→ **What needs to be done**:
Would you repeat the listing exactly but omit every picture?

→ **Given information**:
---*---

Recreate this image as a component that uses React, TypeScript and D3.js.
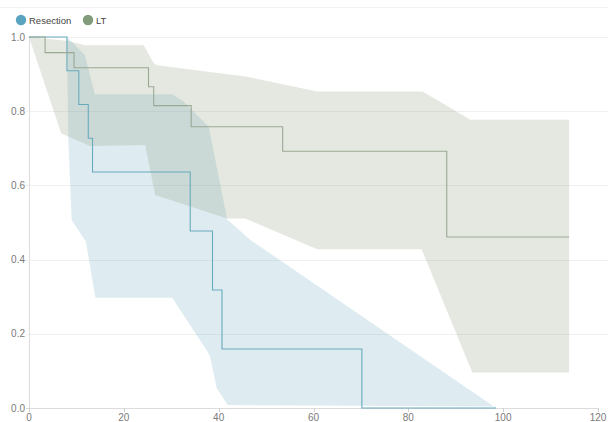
import React, { useEffect, useRef } from 'react';
import * as d3 from 'd3';

// Kaplan-Meier steps: [time, survival]
const resectionSteps = [
  [0, 1], [8, 0.909], [10.5, 0.818], [12.5, 0.727], [13.4, 0.636],
  [34, 0.477], [38.7, 0.318], [40.7, 0.159], [70.2, 0], [98.5, 0],
];
const ltSteps = [
  [0, 1], [3.4, 0.958], [9.5, 0.917], [25.2, 0.866], [26.3, 0.815],
  [34.2, 0.758], [53.5, 0.692], [88.1, 0.461], [113.9, 0.461],
];

// 95% CI bounds
const resectionUpper = [
  [0, 1], [8, 1], [11.8, 0.951], [13.9, 0.846], [30.2, 0.846], [32.6, 0.826],
  [37.9, 0.758], [41.8, 0.508], [46.7, 0.453], [98.5, 0],
];
const resectionLower = [
  [0, 1], [8, 1], [8.3, 0.72], [9.0, 0.507], [12.0, 0.448], [14.0, 0.297],
  [30.2, 0.297], [38.1, 0.143], [39.6, 0.053], [41.9, 0.008], [98.5, 0.004],
];
const ltUpper = [
  [0, 1], [8, 0.99], [11.8, 0.978], [24.2, 0.978], [26.3, 0.929], [27, 0.924],
  [46, 0.893], [60.8, 0.853], [83, 0.853], [93.1, 0.777], [113.9, 0.777],
];
const ltLower = [
  [0, 1], [6.8, 0.74], [12.9, 0.706], [24.5, 0.709], [26.6, 0.574],
  [41.8, 0.511], [45.6, 0.511], [60.8, 0.428], [82.8, 0.428], [93.5, 0.096],
  [113.9, 0.096],
];

const xTicks = [0, 20, 40, 60, 80, 100, 120];
const yTicks = [0, 0.2, 0.4, 0.6, 0.8, 1.0];

const series = [
  { name: 'Resection', steps: resectionSteps, upper: resectionUpper, lower: resectionLower,
    line: '#68aabd', dot: '#5ba4c0', fill: 'rgba(90,160,185,0.2)' },
  { name: 'LT', steps: ltSteps, upper: ltUpper, lower: ltLower,
    line: '#9aa894', dot: '#829b7a', fill: 'rgba(130,150,120,0.22)' },
];

const App = () => {
  const svgRef = useRef(null);
  const width = 608;
  const height = 422;

  useEffect(() => {
    const svg = d3.select(svgRef.current);
    svg.selectAll('*').remove();

    const x = d3.scaleLinear().domain([0, 120]).range([29, 598]);
    const y = d3.scaleLinear().domain([0, 1]).range([408, 37]);
    const font = 'Helvetica, Arial, "Liberation Sans", sans-serif';

    // faint top border
    svg.append('line')
      .attr('x1', 0).attr('x2', width).attr('y1', 7.5).attr('y2', 7.5)
      .attr('stroke', '#f3f3f3');

    // horizontal grid
    svg.append('g').selectAll('line')
      .data(yTicks.filter(d => d > 0))
      .enter().append('line')
      .attr('x1', 26).attr('x2', width)
      .attr('y1', d => Math.round(y(d)) + 0.5).attr('y2', d => Math.round(y(d)) + 0.5)
      .attr('stroke', '#f0f0f0');

    // CI bands
    const poly = d3.line().x(d => x(d[0])).y(d => y(d[1]));
    series.forEach(s => {
      const pts = s.upper.concat(s.lower.slice().reverse());
      svg.append('path')
        .attr('d', poly(pts) + 'Z')
        .attr('fill', s.fill)
        .attr('stroke', 'none');
    });

    // axes
    svg.append('line')
      .attr('x1', 29.5).attr('x2', 29.5).attr('y1', y(1)).attr('y2', y(0))
      .attr('stroke', '#dcdcdc');
    svg.append('line')
      .attr('x1', 26).attr('x2', 598).attr('y1', 408.5).attr('y2', 408.5)
      .attr('stroke', '#dcdcdc');

    svg.append('g').selectAll('line')
      .data(xTicks)
      .enter().append('line')
      .attr('x1', d => Math.round(x(d)) + 0.5).attr('x2', d => Math.round(x(d)) + 0.5)
      .attr('y1', 408).attr('y2', 412)
      .attr('stroke', '#cfcfcf');

    svg.append('g').selectAll('text')
      .data(xTicks)
      .enter().append('text')
      .attr('x', d => x(d)).attr('y', 421)
      .attr('text-anchor', 'middle')
      .style('font-family', font).style('font-size', '10px')
      .attr('fill', '#7a7a7a')
      .text(d => d);

    svg.append('g').selectAll('text')
      .data(yTicks)
      .enter().append('text')
      .attr('x', 25).attr('y', d => y(d) + 3.5)
      .attr('text-anchor', 'end')
      .style('font-family', font).style('font-size', '10px')
      .attr('fill', '#7a7a7a')
      .text(d => d.toFixed(1));

    // KM step lines
    const step = d3.line().x(d => x(d[0])).y(d => y(d[1])).curve(d3.curveStepAfter);
    series.forEach(s => {
      svg.append('path')
        .attr('d', step(s.steps))
        .attr('fill', 'none')
        .attr('stroke', s.line)
        .attr('stroke-width', 1.1);
    });

    // legend
    const legendX = [21, 88];
    series.forEach((s, i) => {
      svg.append('circle')
        .attr('cx', legendX[i]).attr('cy', 20).attr('r', 5.2)
        .attr('fill', s.dot);
      svg.append('text')
        .attr('x', legendX[i] + 8).attr('y', 23.5)
        .style('font-family', font).style('font-size', '9.5px')
        .attr('fill', '#444')
        .text(s.name);
    });
  }, []);

  return (
    <svg ref={svgRef} width={width} height={height}
      style={{ position: 'absolute', left: 0, top: 0, background: '#fff' }} />
  );
};

export default App;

---*---

→ **Result of the exercise**:
Recreate this image as a component that uses React, TypeScript and D3.js.
import React, { useEffect, useRef } from 'react';
import * as d3 from 'd3';

// Kaplan-Meier steps: [time, survival]
const resectionSteps = [
  [0, 1], [8, 0.909], [10.5, 0.818], [12.5, 0.727], [13.4, 0.636],
  [34, 0.477], [38.7, 0.318], [40.7, 0.159], [70.2, 0], [98.5, 0],
];
const ltSteps = [
  [0, 1], [3.4, 0.958], [9.5, 0.917], [25.2, 0.866], [26.3, 0.815],
  [34.2, 0.758], [53.5, 0.692], [88.1, 0.461], [113.9, 0.461],
];

// 95% CI bounds
const resectionUpper = [
  [0, 1], [8, 1], [11.8, 0.951], [13.9, 0.846], [30.2, 0.846], [32.6, 0.826],
  [37.9, 0.758], [41.8, 0.508], [46.7, 0.453], [98.5, 0],
];
const resectionLower = [
  [0, 1], [8, 1], [8.3, 0.72], [9.0, 0.507], [12.0, 0.448], [14.0, 0.297],
  [30.2, 0.297], [38.1, 0.143], [39.6, 0.053], [41.9, 0.008], [98.5, 0.004],
];
const ltUpper = [
  [0, 1], [8, 0.99], [11.8, 0.978], [24.2, 0.978], [26.3, 0.929], [27, 0.924],
  [46, 0.893], [60.8, 0.853], [83, 0.853], [93.1, 0.777], [113.9, 0.777],
];
const ltLower = [
  [0, 1], [6.8, 0.74], [12.9, 0.706], [24.5, 0.709], [26.6, 0.574],
  [41.8, 0.511], [45.6, 0.511], [60.8, 0.428], [82.8, 0.428], [93.5, 0.096],
  [113.9, 0.096],
];

const xTicks = [0, 20, 40, 60, 80, 100, 120];
const yTicks = [0, 0.2, 0.4, 0.6, 0.8, 1.0];

const series = [
  { name: 'Resection', steps: resectionSteps, upper: resectionUpper, lower: resectionLower,
    line: '#68aabd', dot: '#5ba4c0', fill: 'rgba(90,160,185,0.2)' },
  { name: 'LT', steps: ltSteps, upper: ltUpper, lower: ltLower,
    line: '#9aa894', dot: '#829b7a', fill: 'rgba(130,150,120,0.22)' },
];

const App = () => {
  const svgRef = useRef(null);
  const width = 608;
  const height = 422;

  useEffect(() => {
    const svg = d3.select(svgRef.current);
    svg.selectAll('*').remove();

    const x = d3.scaleLinear().domain([0, 120]).range([29, 598]);
    const y = d3.scaleLinear().domain([0, 1]).range([408, 37]);
    const font = 'Helvetica, Arial, "Liberation Sans", sans-serif';

    // faint top border
    svg.append('line')
      .attr('x1', 0).attr('x2', width).attr('y1', 7.5).attr('y2', 7.5)
      .attr('stroke', '#f3f3f3');

    // horizontal grid
    svg.append('g').selectAll('line')
      .data(yTicks.filter(d => d > 0))
      .enter().append('line')
      .attr('x1', 26).attr('x2', width)
      .attr('y1', d => Math.round(y(d)) + 0.5).attr('y2', d => Math.round(y(d)) + 0.5)
      .attr('stroke', '#f0f0f0');

    // CI bands
    const poly = d3.line().x(d => x(d[0])).y(d => y(d[1]));
    series.forEach(s => {
      const pts = s.upper.concat(s.lower.slice().reverse());
      svg.append('path')
        .attr('d', poly(pts) + 'Z')
        .attr('fill', s.fill)
        .attr('stroke', 'none');
    });

    // axes
    svg.append('line')
      .attr('x1', 29.5).attr('x2', 29.5).attr('y1', y(1)).attr('y2', y(0))
      .attr('stroke', '#dcdcdc');
    svg.append('line')
      .attr('x1', 26).attr('x2', 598).attr('y1', 408.5).attr('y2', 408.5)
      .attr('stroke', '#dcdcdc');

    svg.append('g').selectAll('line')
      .data(xTicks)
      .enter().append('line')
      .attr('x1', d => Math.round(x(d)) + 0.5).attr('x2', d => Math.round(x(d)) + 0.5)
      .attr('y1', 408).attr('y2', 412)
      .attr('stroke', '#cfcfcf');

    svg.append('g').selectAll('text')
      .data(xTicks)
      .enter().append('text')
      .attr('x', d => x(d)).attr('y', 421)
      .attr('text-anchor', 'middle')
      .style('font-family', font).style('font-size', '10px')
      .attr('fill', '#7a7a7a')
      .text(d => d);

    svg.append('g').selectAll('text')
      .data(yTicks)
      .enter().append('text')
      .attr('x', 25).attr('y', d => y(d) + 3.5)
      .attr('text-anchor', 'end')
      .style('font-family', font).style('font-size', '10px')
      .attr('fill', '#7a7a7a')
      .text(d => d.toFixed(1));

    // KM step lines
    const step = d3.line().x(d => x(d[0])).y(d => y(d[1])).curve(d3.curveStepAfter);
    series.forEach(s => {
      svg.append('path')
        .attr('d', step(s.steps))
        .attr('fill', 'none')
        .attr('stroke', s.line)
        .attr('stroke-width', 1.1);
    });

    // legend
    const legendX = [21, 88];
    series.forEach((s, i) => {
      svg.append('circle')
        .attr('cx', legendX[i]).attr('cy', 20).attr('r', 5.2)
        .attr('fill', s.dot);
      svg.append('text')
        .attr('x', legendX[i] + 8).attr('y', 23.5)
        .style('font-family', font).style('font-size', '9.5px')
        .attr('fill', '#444')
        .text(s.name);
    });
  }, []);

  return (
    <svg ref={svgRef} width={width} height={height}
      style={{ position: 'absolute', left: 0, top: 0, background: '#fff' }} />
  );
};

export default App;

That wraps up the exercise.